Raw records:
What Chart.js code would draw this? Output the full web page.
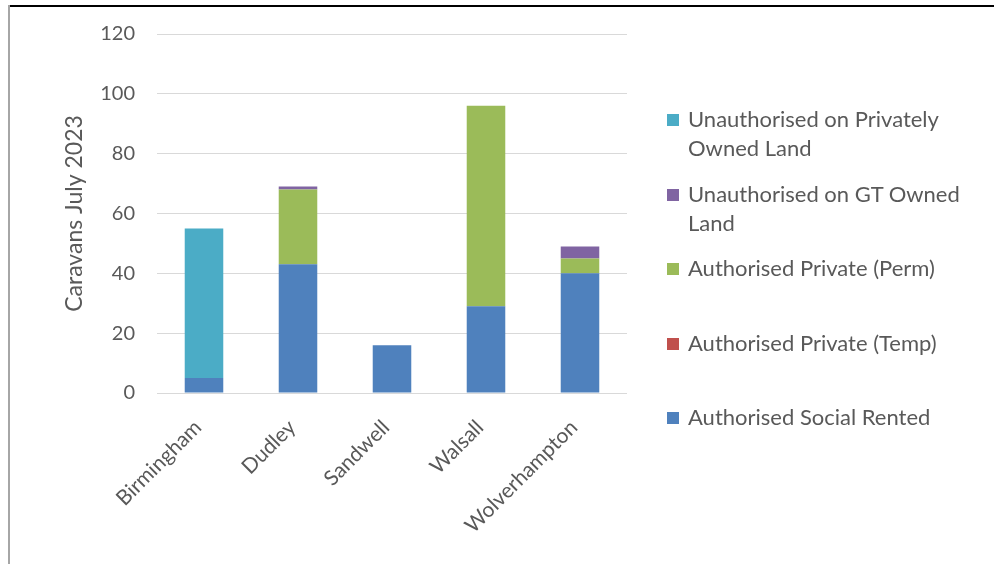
<!DOCTYPE html>
<html>
<head>
<meta charset="utf-8">
<script src="https://cdn.jsdelivr.net/npm/chart.js@4.4.0/dist/chart.umd.min.js"></script>
<style>
  html, body { margin: 0; padding: 0; background: #fff; }
  #wrap { position: relative; width: 999px; height: 564px; overflow: hidden; font-family: Lato, sans-serif; }
  #chart { position: absolute; left: 0; top: 0; }
  #frameTop { position: absolute; left: 8px; top: 5px; width: 986px; height: 2px; background: #000; }
  #frameLeft { position: absolute; left: 8px; top: 5px; width: 2px; height: 559px; background: #a6a6a6; }
  #legend { position: absolute; left: 667px; top: 104px; width: 320px; color: #595959; font-size: 22px; line-height: 29px; }
  .item { position: relative; height: 74.5px; padding-left: 21px; box-sizing: border-box; }
  .item span.box { position: absolute; left: 0; top: 10px; width: 12px; height: 12px; }
  .item .txt { width: 290px; }
</style>
</head>
<body>
<div id="wrap">
  <canvas id="chart" width="999" height="564"></canvas>
  <div id="frameTop"></div>
  <div id="frameLeft"></div>
  <div id="legend"></div>
</div>
<script>
const categories = ['Birmingham', 'Dudley', 'Sandwell', 'Walsall', 'Wolverhampton'];
const socialRented = [5, 43, 16, 29, 40];
const privateTemp = [0, 0, 0, 0, 0];
const privatePerm = [0, 25, 0, 67, 5];
const gtOwned = [0, 1, 0, 0, 4];
const privatelyOwned = [50, 0, 0, 0, 0];
const yMax = 120;
const yStep = 20;

const textColor = '#595959';
const fontFamily = 'Lato, sans-serif';

const datasets = [
  { label: 'Authorised Social Rented', data: socialRented, backgroundColor: '#4f81bd' },
  { label: 'Authorised Private (Temp)', data: privateTemp, backgroundColor: '#c0504d' },
  { label: 'Authorised Private (Perm)', data: privatePerm, backgroundColor: '#9bbb59' },
  { label: 'Unauthorised on GT Owned Land', data: gtOwned, backgroundColor: '#8064a2' },
  { label: 'Unauthorised on Privately Owned Land', data: privatelyOwned, backgroundColor: '#4bacc6' }
];

const ctx = document.getElementById('chart').getContext('2d');
const chart = new Chart(ctx, {
  type: 'bar',
  data: {
    labels: categories,
    datasets: datasets.map(d => ({ ...d, barPercentage: 0.41, categoryPercentage: 1, borderWidth: 0 }))
  },
  options: {
    responsive: false,
    animation: false,
    layout: { padding: { left: 0, top: 34, right: 372, bottom: 0 } },
    plugins: { legend: { display: false }, tooltip: { enabled: false } },
    scales: {
      x: {
        stacked: true,
        grid: { display: false },
        border: { display: false },
        ticks: {
          color: textColor,
          font: { family: fontFamily, size: 21 },
          minRotation: 45,
          maxRotation: 45,
          padding: 14,
          labelOffset: -6
        },
        afterFit: scale => { scale.height = 171; }
      },
      y: {
        stacked: true,
        min: 0,
        max: yMax,
        grid: { color: '#d9d9d9', drawTicks: false },
        border: { display: false },
        ticks: {
          stepSize: yStep,
          color: textColor,
          font: { family: fontFamily, size: 20 },
          padding: 22
        },
        title: {
          display: true,
          text: 'Caravans July 2023',
          color: textColor,
          font: { family: fontFamily, size: 23 },
          padding: { top: 61, bottom: 0 }
        },
        afterFit: scale => { scale.width = 157; }
      }
    }
  }
});

// legend built from the datasets, top series first like the original
const legend = document.getElementById('legend');
chart.data.datasets.slice().reverse().forEach(ds => {
  const item = document.createElement('div');
  item.className = 'item';
  item.innerHTML = '<span class="box" style="background:' + ds.backgroundColor + '"></span><div class="txt">' + ds.label + '</div>';
  legend.appendChild(item);
});
</script>
</body>
</html>
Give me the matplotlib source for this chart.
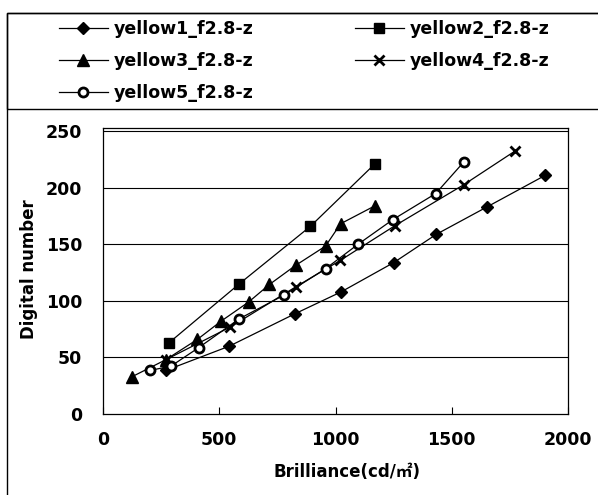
import matplotlib
matplotlib.use("Agg")
import matplotlib.pyplot as plt
from matplotlib.patches import Rectangle

plt.rcParams['font.family'] = ['DejaVu Sans', 'Noto Sans CJK JP']

# valores (brilho em cd/m2, numero digital)
y1_x = [270, 543, 826, 1024, 1251, 1434, 1650, 1901]
y1_y = [38.5, 60, 88.7, 108, 134, 159, 183, 211]

y2_x = [284, 583, 892, 1168]
y2_y = [63, 114.6, 166, 221]

y3_x = [125, 270, 406, 507, 626, 716, 828, 957, 1022, 1168]
y3_y = [33, 48, 66, 82, 99, 114.6, 131.4, 148.5, 168.3, 184]

y4_x = [270, 548, 830, 1020, 1255, 1553, 1772]
y4_y = [48, 77, 112.6, 135.8, 166.5, 203, 232.6]

y5_x = [201, 292, 411, 586, 777, 957, 1096, 1247, 1431, 1552]
y5_y = [38.5, 42.3, 58.6, 84.2, 105, 128.5, 150, 172, 195, 223]

nomes = ["yellow1_f2.8-z", "yellow2_f2.8-z", "yellow3_f2.8-z",
         "yellow4_f2.8-z", "yellow5_f2.8-z"]
x_ticks = [0, 500, 1000, 1500, 2000]
y_ticks = [0, 50, 100, 150, 200, 250]

W, H = 598, 495
fig = plt.figure(figsize=(W / 100, H / 100), dpi=100)


def fx(px):
    return px / W


def fy(py):
    return 1 - py / H


ax = fig.add_axes([fx(103), fy(414), (568 - 103) / W, (414 - 128) / H])

estilo = dict(color='black', linewidth=0.9)
l1, = ax.plot(y1_x, y1_y, marker='D', markersize=6.5, **estilo)
l2, = ax.plot(y2_x, y2_y, marker='s', markersize=7, **estilo)
l3, = ax.plot(y3_x, y3_y, marker='^', markersize=8, **estilo)
l4, = ax.plot(y4_x, y4_y, marker='x', markersize=7, markeredgewidth=2, **estilo)
l5, = ax.plot(y5_x, y5_y, marker='o', markersize=6.5, markerfacecolor='white',
              markeredgewidth=2, **estilo)

ax.set_xlim(0, 2000)
ax.set_ylim(0, 253)
ax.set_xticks(x_ticks)
ax.set_yticks(y_ticks)
for v in y_ticks[1:]:
    ax.axhline(v, color='black', linewidth=0.8, zorder=0)
ax.tick_params(axis='x', direction='in', length=5, width=0.8, pad=12)
ax.tick_params(axis='y', direction='in', length=0, pad=15)
for lab in ax.get_xticklabels() + ax.get_yticklabels():
    lab.set_fontsize(12.5)
    lab.set_fontweight('bold')
for s in ax.spines.values():
    s.set_linewidth(0.9)

ax.set_xlabel("Brilliance(cd/㎡)", fontsize=12, fontweight='bold', va='center')
ax.xaxis.set_label_coords((347 - 103) / 465, (414 - 472) / 286)
ax.set_ylabel("Digital number", fontsize=12, fontweight='bold', va='center')
ax.yaxis.set_label_coords((29 - 103) / 465, (414 - 269) / 286)

# molduras (area do grafico e caixa da legenda)
fig.patches.append(Rectangle((fx(7), fy(497)), fx(600 - 7), fy(12.7) - fy(497),
                             transform=fig.transFigure, fill=False,
                             edgecolor='black', linewidth=1.0))
fig.patches.append(Rectangle((fx(7), fy(109)), fx(600 - 7), fy(12.7) - fy(109),
                             transform=fig.transFigure, fill=False,
                             edgecolor='black', linewidth=1.0))

leg_kw = dict(loc='upper left', frameon=False, borderpad=0, borderaxespad=0,
              handlelength=2.8, handletextpad=0.35, labelspacing=0.8,
              prop={'size': 12.5, 'weight': 'bold'})
fig.legend([l1, l3, l5], [nomes[0], nomes[2], nomes[4]],
           bbox_to_anchor=(fx(59), fy(20)), **leg_kw)
fig.legend([l2, l4], [nomes[1], nomes[3]],
           bbox_to_anchor=(fx(355), fy(20)), **leg_kw)

fig.savefig("out.png", dpi=100)
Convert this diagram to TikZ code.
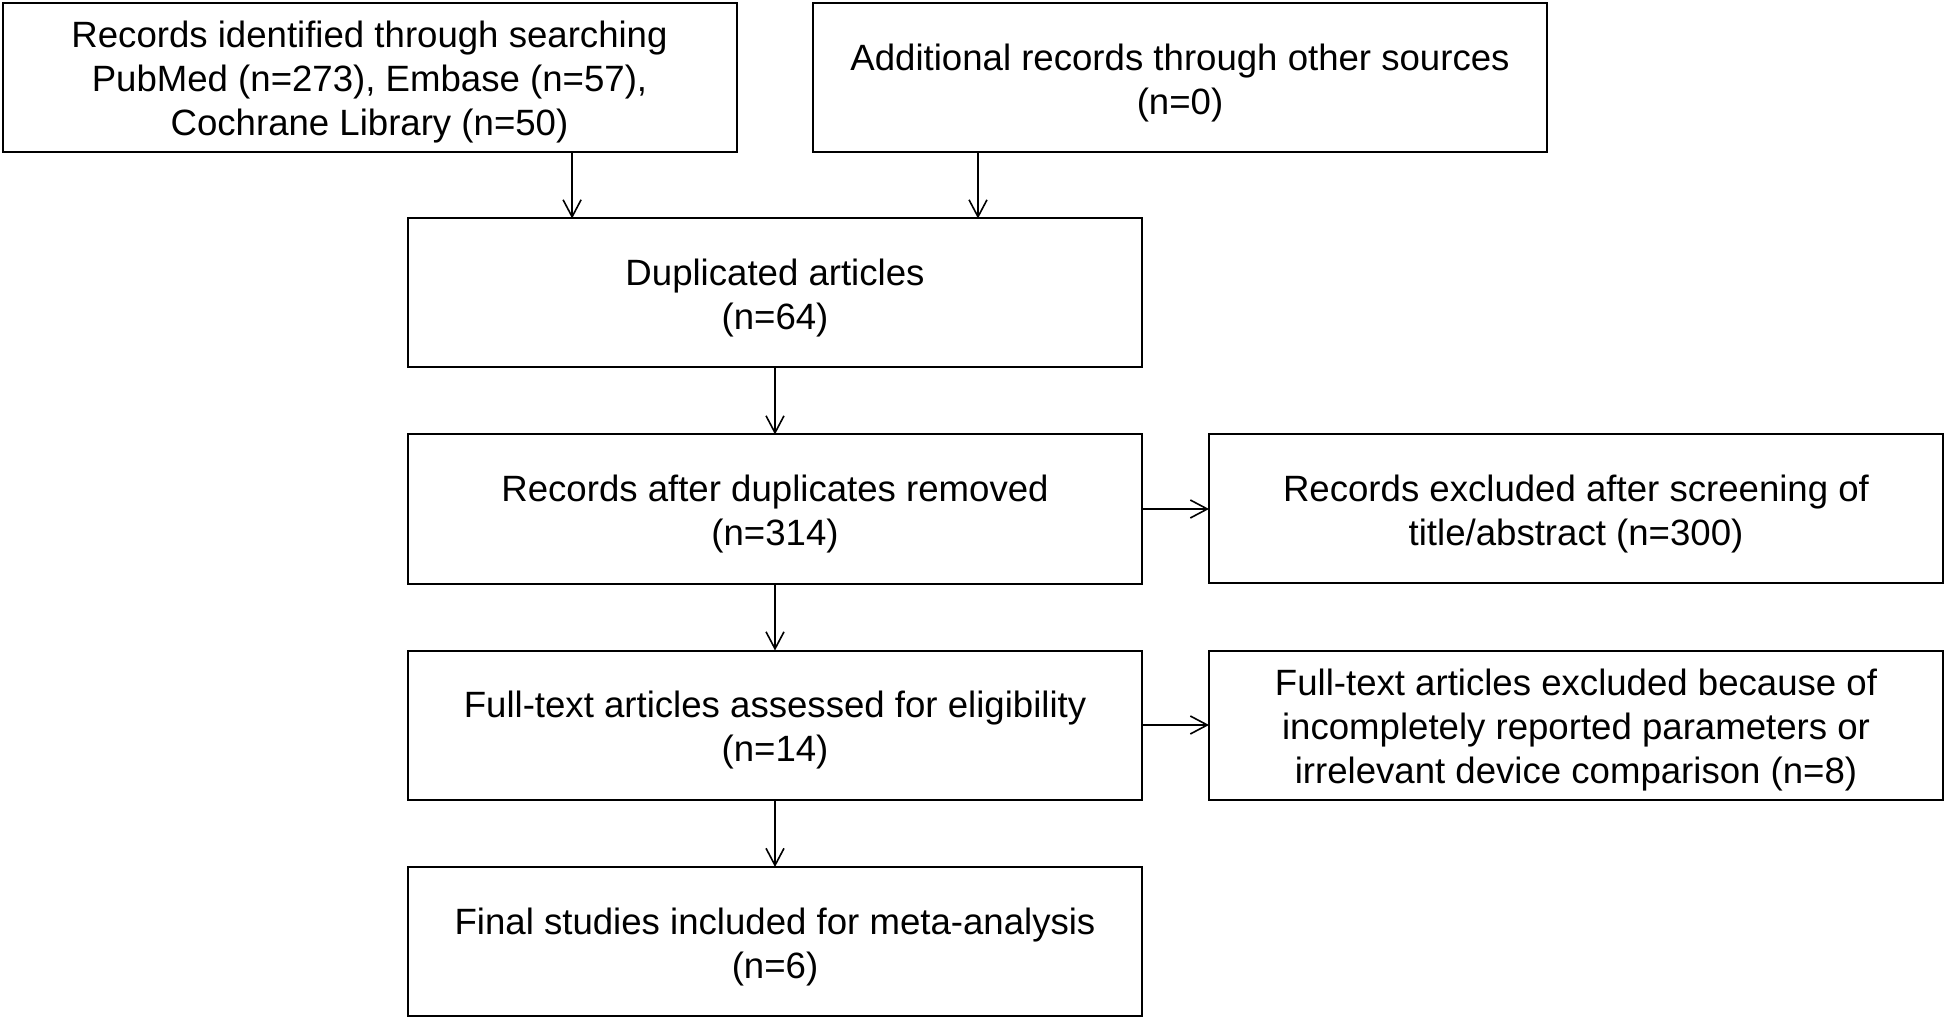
\documentclass[tikz,border=0pt]{standalone}
\usepackage{fontspec}
\setmainfont{Liberation Sans}
\usetikzlibrary{arrows.meta,calc}
\newcommand{\topgap}{\rule{0pt}{18.3pt}}
\begin{document}
\begin{tikzpicture}[x=0.5pt,y=-0.5pt,
  box/.style={draw=black,line width=1pt,rectangle,minimum width=367pt,minimum height=74.5pt,
    inner sep=0pt,outer sep=0pt,align=center,font=\fontsize{18.3}{22}\selectfont},
  arr/.style={line width=0.8pt,-{Straight Barb[length=8.5pt,width=9pt,line width=0.8pt]}}]
\useasboundingbox[fill=white] (0,0) rectangle (1946,1020);
\node[box] (A) at (369.5,77.5) {\topgap Records identified through searching\\PubMed (n=273), Embase (n=57),\\Cochrane Library (n=50)};
\node[box] (B) at (1180,77.5) {\topgap Additional records through other sources\\(n=0)};
\node[box] (C) at (775,293) {\topgap Duplicated articles\\(n=64)};
\node[box] (D) at (775,509) {\topgap Records after duplicates removed\\(n=314)};
\node[box] (E) at (1576,508.5) {\topgap Records excluded after screening of\\title/abstract (n=300)};
\node[box] (F) at (775,725) {\topgap Full-text articles assessed for eligibility\\(n=14)};
\node[box] (G) at (1576,725) {\topgap Full-text articles excluded because of\\incompletely reported parameters or\\irrelevant device comparison (n=8)};
\node[box] (H) at (775,941.5) {\topgap Final studies included for meta-analysis\\(n=6)};
\coordinate (a1) at ($(A.south west)!0.776!(A.south east)$);
\coordinate (b1) at ($(B.south west)!0.2248!(B.south east)$);
\draw[arr] (a1) -- (a1 |- C.north);
\draw[arr] (b1) -- (b1 |- C.north);
\draw[arr] (C) -- (D);
\draw[arr] (D) -- (F);
\draw[arr] (F) -- (H);
\draw[arr] (D.east) -- (E.west |- D.east);
\draw[arr] (F.east) -- (G.west |- F.east);
\end{tikzpicture}
\end{document}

_WHAT TO WORK ON_. Copy all lines of the material above where the string "code" occurs.

_FINISHED TASK_.
What Chart.js code would draw this? Output the full web page.
Convert this diagram to TikZ code.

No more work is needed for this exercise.